§ 8. Mr. Ioan Evans
asked the Secretary of State for Defence what is the proposed total annual expenditure on defence and particularly on nuclear weapons.
§ Mr. Evans
Does the Secretary of State realise that, at a time when the Government are cutting back on social benefits and social services it is wrong to have a massive increase in defence expenditure on nuclear arms? Does he not realise that we are contributing a higher proportion of our gross national product to arms expenditure than our European industrial competitors and Japan, and that that may be one of the reasons for the present collapse of British industry?
§ Mr. Pym
Currently, we are not increasing our expenditure on nuclear weapons. When we build the boats for Trident the capital cost, in the late 1980s and early 1990s will be a substantial expense, in the way that Tornado is now. Currently the nuclear part of our defences costs our budget 1½ per cent., which is a modest price in view of the strength that it gives us. The hon. Gentleman will appreciate that defence industries provide a subtantial number of jobs and exports, while at the same time strengthening the defences of the West. Therefore, there is something to be said for keeping our expenditure as high as it is.
§ Mr. Nicholas Winterton
Does my right hon. Friend agree that while there may be room for debate about whether we are allocating too much money to nuclear rather than conventional weapons, there is no argument at all, in the light of what could be another example of blatant Soviet aggression against Poland, about the need to increase defence expenditure? Will he accept that on this side of the House some of us view with concern the reduction in expenditure that he was recently forced to accept?
§ Mr.
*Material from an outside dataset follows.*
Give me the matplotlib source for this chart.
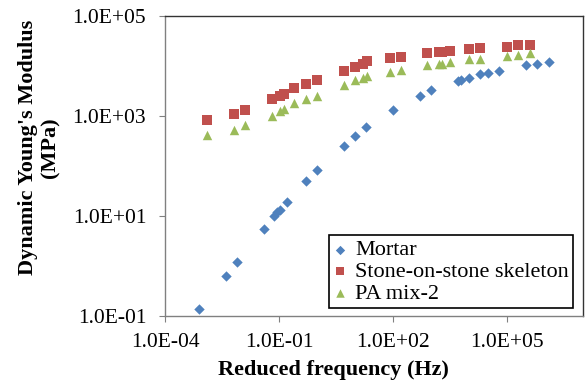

Pym
I am grateful to my hon. Friend for his remarks. However, the reduction to which he referred is a reduction in the rate of increase. There will still be a considerable increase in expenditure next year. We must bear that in mind. There is virtually unanimous support for that on this side of the House, and I am bound to say that I think that there is more support on the Opposition side of the House than sometimes appears.
§ Mr. Robert C. Brown
While the essential services in Britain are grinding to a halt and being cut to ribbons, how can the Secretary of State seriously contend that we can afford the Trident programme?